As a marketer, you know that in general, no campaign or marketing tactic makes money by itself. When calculating ROI for a marketing campaign, it’s important to decide in advance how (or if) you will factor in other touchpoints, and how much credit you’d like to give to them.
For example, if you’re running a single-channel direct mail campaign targeted at people who are unfamiliar with your brand, you can feel pretty confident giving 100 percent attribution to that channel — especially if you use proper tracking methods. However, if you’re running a promotional campaign that spans direct mail, email, and Facebook ads, you’ll need to decide if you want to calculate ROI by overall campaign spend, and/or break it down by channel.

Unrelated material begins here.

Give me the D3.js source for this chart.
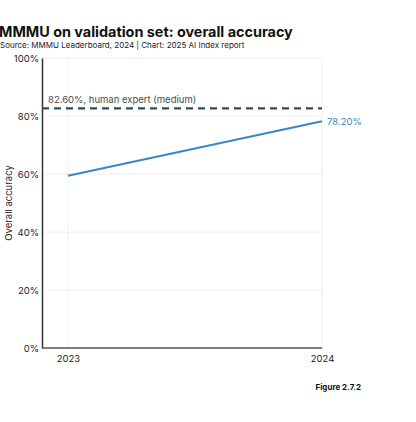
<!DOCTYPE html>
<html>
<head>
<meta charset="utf-8">
<script src="https://cdn.jsdelivr.net/npm/d3@7"></script>
<style>
  body { margin: 0; background: #fff; }
  text { font-family: "Inter", "Noto Sans", sans-serif; }
</style>
</head>
<body>
<svg id="chart" width="416" height="422"></svg>
<script>
const years = ['2023', '2024']
const accuracy = [59.4, 78.2]
const yTicks = [0, 20, 40, 60, 80, 100]
const humanExpert = 82.6

const svg = d3.select('#chart')

const x = d3.scalePoint().domain(years).range([68, 322])
const y = d3.scaleLinear().domain([0, 100]).range([348, 58])

// title + source
svg.append('text').attr('x', -1).attr('y', 37)
  .attr('font-size', 14.4).attr('font-weight', 700).attr('fill', '#111')
  .text('MMMU on validation set: overall accuracy')
svg.append('text').attr('x', 0).attr('y', 48)
  .attr('font-size', 8).attr('fill', '#222')
  .text('Source: MMMU Leaderboard, 2024 | Chart: 2025 AI Index report')

// grid
svg.append('g').selectAll('line').data(yTicks.filter(d => d > 0)).enter().append('line')
  .attr('x1', 42).attr('x2', 322)
  .attr('y1', d => y(d)).attr('y2', d => y(d))
  .attr('stroke', '#f0f0f0').attr('stroke-width', 1)
svg.append('g').selectAll('line').data(years).enter().append('line')
  .attr('x1', d => x(d)).attr('x2', d => x(d))
  .attr('y1', y(100)).attr('y2', y(0))
  .attr('stroke', '#f0f0f0').attr('stroke-width', 1)

// y axis
const yAxis = svg.append('g').attr('transform', 'translate(42,0)')
  .call(d3.axisLeft(y).tickValues(yTicks).tickSize(0).tickPadding(3).tickFormat(d => d + '%'))
yAxis.select('.domain').attr('stroke', '#333').attr('stroke-width', 1.5)
yAxis.selectAll('text').attr('font-size', 9.5).attr('fill', '#222')

// x axis
const xAxis = svg.append('g').attr('transform', `translate(0,${y(0)})`)
  .call(d3.axisBottom(x).tickSize(0).tickPadding(7))
xAxis.select('.domain').attr('d', `M42,0H${x('2024')}`).attr('stroke', '#555').attr('stroke-width', 1.5)
xAxis.selectAll('text').attr('font-size', 9.5).attr('fill', '#222')

svg.append('text')
  .attr('transform', `translate(12,${y(50)}) rotate(-90)`)
  .attr('text-anchor', 'middle').attr('font-size', 9.5).attr('fill', '#222')
  .text('Overall accuracy')

// human expert reference
svg.append('line')
  .attr('x1', 42).attr('x2', x('2024'))
  .attr('y1', y(humanExpert)).attr('y2', y(humanExpert))
  .attr('stroke', '#2f4f4c').attr('stroke-width', 2.2).attr('stroke-dasharray', '7,5')
svg.append('text').attr('x', 48).attr('y', y(humanExpert) - 5)
  .attr('font-size', 9.5).attr('fill', '#3f4f4d')
  .text(humanExpert.toFixed(2) + '%, human expert (medium)')

// series
const line = d3.line().x((d, i) => x(years[i])).y(d => y(d))
svg.append('path').datum(accuracy)
  .attr('d', line).attr('fill', 'none')
  .attr('stroke', '#3a87c8').attr('stroke-width', 2.2)
svg.append('text').attr('x', x('2024') + 5).attr('y', y(accuracy[1]) + 4)
  .attr('font-size', 9.5).attr('fill', '#3a87c8')
  .text(accuracy[1].toFixed(2) + '%')

svg.append('text').attr('x', 361).attr('y', 390)
  .attr('text-anchor', 'end').attr('font-size', 8).attr('font-weight', 700).attr('fill', '#111')
  .text('Figure 2.7.2')
</script>
</body>
</html>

To a large degree, this decision will depend on your resources. A holistic look at marketing spend in a multichannel campaign would definitely be easiest, but you’ll lose out out on important information regarding which channels performed best within the campaign. Breaking down the campaign by channel offers better insight, but requires more effort and resources.
What’s a marketer to do? At a minimum, calculate your ROI based on overall marketing spend. Doing so at least allows you to answer the question your stakeholders want answered most: Did this campaign generate revenue? From there, you can select an attribution model that can help you determine which channels contributed most to your ROI.
For more tips on attribution for multichannel campaigns, check out this post on how to dissect a marketing touchpoint.
Calculating ROI on marketing campaigns doesn’t have to be difficult. With a little prep work, you can choose and equation that works best for your campaign goals and business model.